Jumat, 11 Oktober 2013

Gravity dan Separuh Jalan




Saya membaca cerita pendek berjudul "Separuh Jalan" karya Ismet Fanani lebih dari sepuluh tahun yang lalu. Sampai sekarang saya masih teringat dengan jalan ceritanya yaitu tentang seorang pria Indonesia yang tinggal di Australia, dan terjerat dalam sebuah hubungan segitiga...

Pria Indonesia ini sudah beristri. Istrinya tinggal di Indonesia, dan ia mengajar di negara kanguru itu. Ada seorang wanita Australia yang kelihatannya berhasil menjerat hatinya, menempatkannya pada sebuah dilema. Ia mencintai istrinya yang tinggal di Padang, tetapi sang wanita bule itu berada dalam semesta yang berbeda, yang menawarkan padanya sesuatu yang menggodanya dalam hari-hari panjang, dalam kesepian-kesepian.

Pria itu menyetir di jalan-jalan Australia yang lengang, hampir kosong, senyap, menantikan saat-saat ia bertemu dengan wanita yang diam-diam menghuni hatinya.

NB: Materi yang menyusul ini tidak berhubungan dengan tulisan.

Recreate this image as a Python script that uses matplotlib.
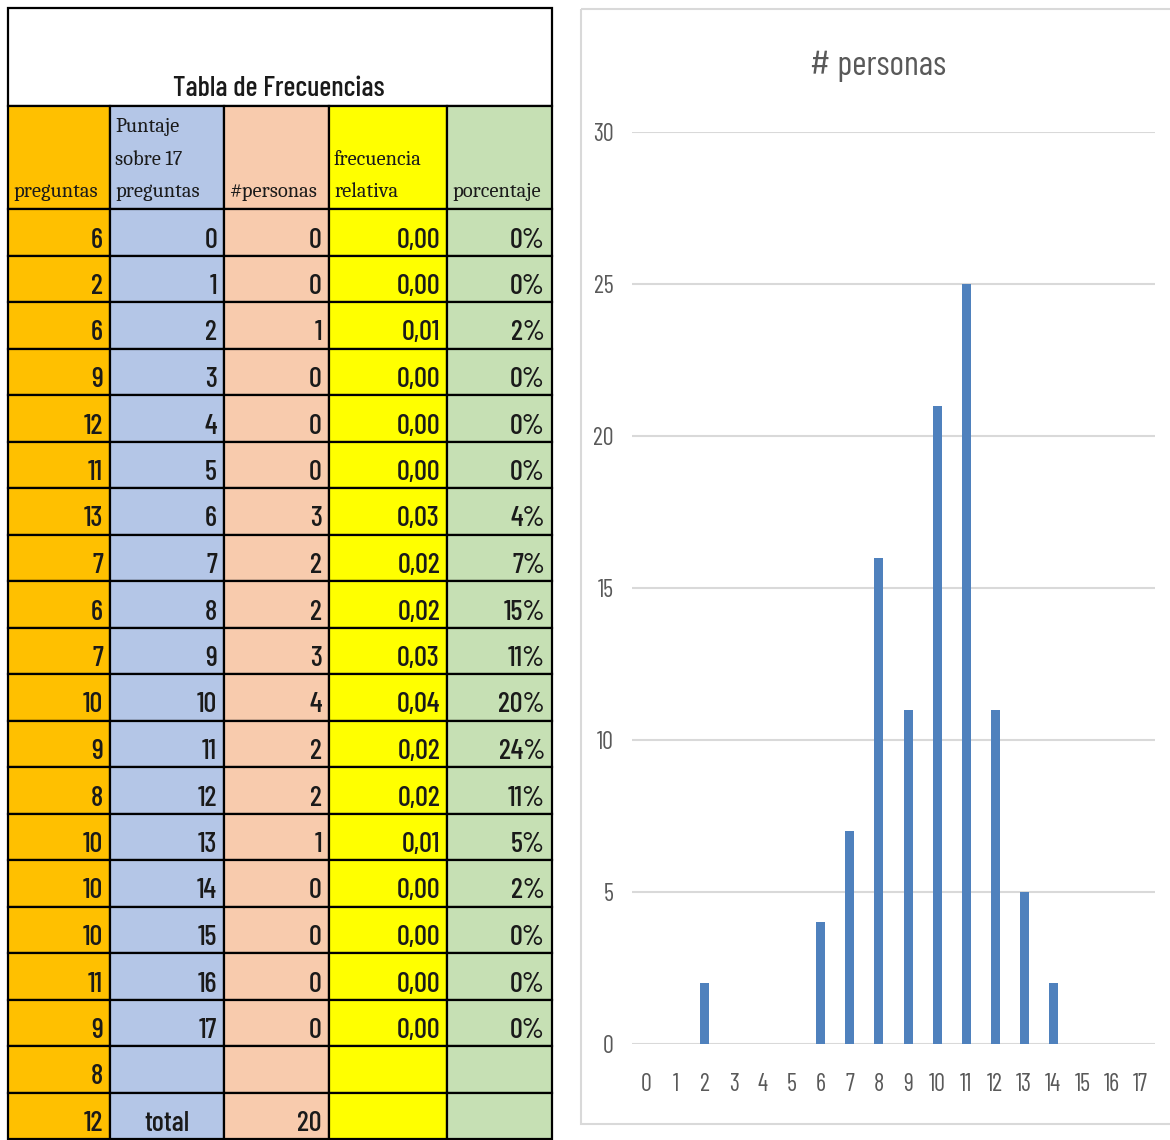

Di tempat asing, norma-norma yang memerangkapnya seperti yang terasakan di Indonesia, seolah terlepas. 

Apakah begitu kita meninggalkan tempat yang memeluk kita dengan suatu aturan dan pergi ke tempat lain, maka aturan tersebut akan melepas pelukannya?

"Separuh Jalan" adalah kisah tentang transformasi seorang pria menjadi apa yang mungkin bukan dirinya di suatu tempat yang memberi ruang untuk terjadinya perubahan itu. Tapi, ingat, ini masih separuh jalan. Dia belumlah pergi, belum menyeberang ke tempat yang baru, masih berada di tengah-tengah. Dia tahu, jika dia meneruskan perjalanannya, dia akan merampungkan perjalanannya, yang berada dalam ruang lain. Mungkin berisi ketidaktahuan atau kemungkinan-kemungkinan. 

Apakah kita bisa menjadi sesuatu yang bukan diri kita karena kita memang memilih untuk menjadi sama sekali orang yang berbeda, atau sebenarnya kita tetap sama, dan seseorang yang berbeda itu hanya menunggu untuk muncul?

Jika kita tidak tahu kemana kita akan pergi, mungkin kita akan selama-lamanya berada dalam keadaan separuh jalan. 



Dalam Gravity, Sandra Bullock berada dalam keadaan separuh jalan itu. Hidup di bumi tidak lagi meninggalkan apapun yang berharga untuknya. Anaknya meninggal dalam kecelakaan konyol. Dia rela mati di ruang angkasa, dalam senyap, bahkan lalu memeluk kesepian-kesepian itu. 

Dalam banyak keadaan, kesepian melahirkan kerapuhan, dan Bullock menampilkan dengan sempurna kerapuhan tersebut. Ia pergi untuk suatu tujuan yang tidak diungkap, selain karena ia adalah seorang astronot. Seorang astronot yan separuh jalan dalam perjalanan kembali ke bumi. 

Lalu, kita mendengar kalau hidup adalah perjalanan, dan karena perjalanan adalah suatu titik tengah, maka dengan sendirinya, hidup adalah selalu sebuah separuh jalan. 

Kita semua separuh jalan. Saat lahir kita meninggalkan garis start, dan sekarang kita terus berjalan. 

Namun, tidak semua orang ingin terus berjalan. Bullock salah satunya. Ia melihat puing-puing luar angkasa, meluluhlantakkan pesawat angkasanya, melahirkan kesulitan demi kesulitan. 

Apakah berdoa kepada Tuhan akan lebih cepat didengar ketika kita berada di sana. Sandra Bullock dalam halusinasi, memikirkan apakah ia akan meneruskan perjalanan, atau tinggal. Ia berada di tengah-tengah.